Turkey launched an air and ground offensive against Kurdish rebels in northern Iraq on Wednesday, in a move likely to increase friction with the Baghdad government.
The defense ministry said “commandos” moved in supported by drones and helicopters, following a bombardment with rocket launchers and artillery guns that hit more than 150 targets. It added that the operation, dubbed “Claw-Tiger,” came after a “recent upsurge in attacks on our police stations and military bases” near the Iraqi border.
Turkey carried out air strikes earlier this week that drew an angry response from Iraq, which labeled them “a violation of sovereignty.”
The Turkish military regularly carries out operations against the Kurdistan Workers’ Party (PKK) in southeast Turkey and its rear bases across the border.

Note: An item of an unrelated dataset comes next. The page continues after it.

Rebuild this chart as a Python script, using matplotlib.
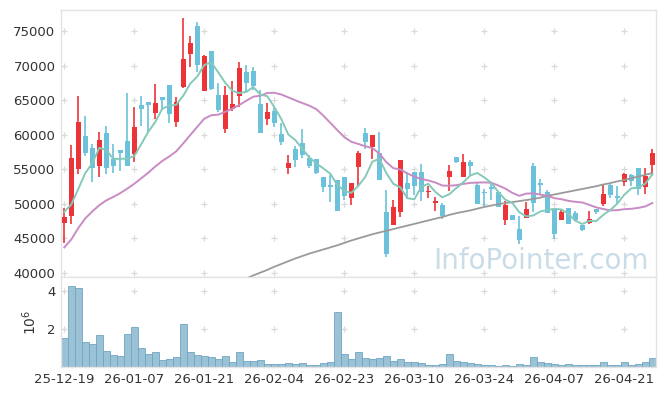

The operation on Sunday night saw raids in the northern Iraqi territories of Kandil, Sinjar, and Hakurk.
President Recep Tayyip Erdoğan‘s ruling party spokesman defended Turkey’s actions. “Turkey continues its effective fight against terror using its rights based on international law,” Omer Celik said on Twitter. “It is our most natural right and duty to fight against terrorists who attack our borders, citizens and security forces.”
The PKK, which has fought an insurgency against the Turkish state since 1984, is banned as a terrorist group by Ankara and its Western allies. Tens of thousands have been killed during the violence, which resumed after a two-year ceasefire collapsed in 2015.
PKK bases are not explicitly authorized but are tolerated by an autonomous Kurdish administration in northern Iraq.
Iraq summoned Turkey’s Baghdad envoy Fatih Yildiz over the raids on Sunday night. The ambassador tweeted he had informed Iraqi officials that Turkey would “fight the PKK wherever it is” if Iraq did not “take any steps” to remove the PKK’s presence.